Werewolves and RL equivalents
Dana
ida3 at planet.nl
Fri Jun 15 18:05:19 UTC 2007
No: HPFGUIDX 170320
> lizzyben:
> This is an interesting perspective, and it does make a lot of
> sense. So, Rowling wasn't talking about the way society perceives
> his disability, but the way Lupin himself does? I tried to find the
> full quote to get some context -
>
> "Professor Lupin, who appears in the third book, is one of my
> favourite characters. He's a damaged person, literally and
> metaphorically. I think it's important for children to know that
> adults, too, have their problems, that they struggle. *His being a
> werewolf is a metaphor for people's reactions to illness and
> disability*. ... I almost always have complete histories for my
> characters. If I put all that detail in, each book would be the
size
> of the Encyclopaedia Britannica, but I do have to be careful that I
> don't just assume that the reader knows as much as I do. Sirius
> Black is a good example. I have a whole childhood worked out for
> him.
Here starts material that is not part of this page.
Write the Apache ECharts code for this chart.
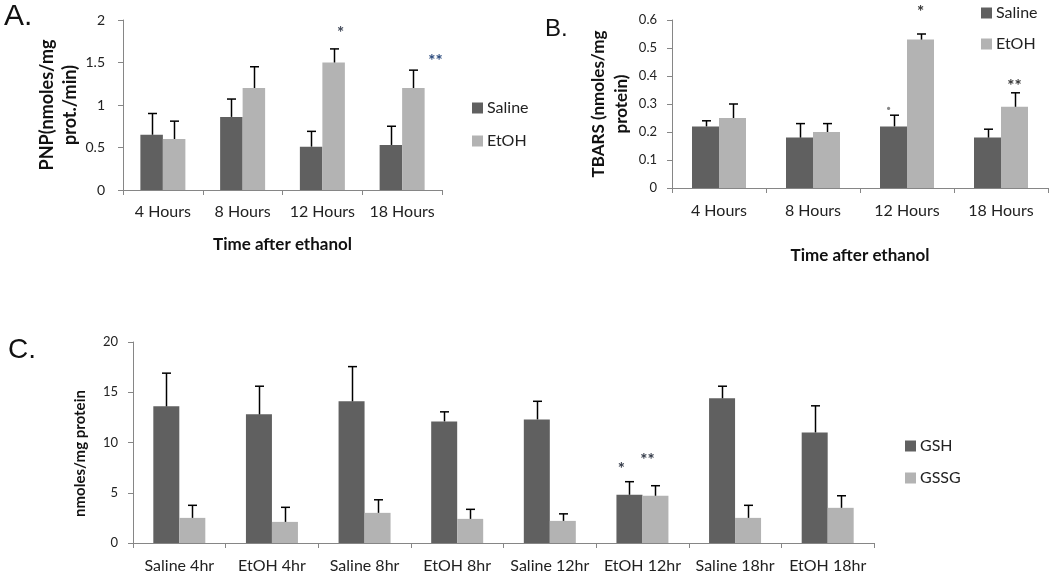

The readers don't need to know that but I do."
Dana:
Actually it is two folded Lupin himself dealing with his problem and
the way people react to that problem as the quote also points out by
the additation of this *His being a werewolf is a metaphor for
people's reactions to illness and disability*.
Many people will call the disease they are dealing with a monster
raging inside them or find themself grotesk if their body is deformed
because of their disease. Lupin calling himself a fully fletched
monster emphezises in my opinion the bitterness he feels about what
he is and his behavoir as a human in trying to compensate to me not
only indicates how much he actually hates it but his fear to not be
seen like anything else then just that and from the reaction we have
seen in this topic alone he is actually right isn't he.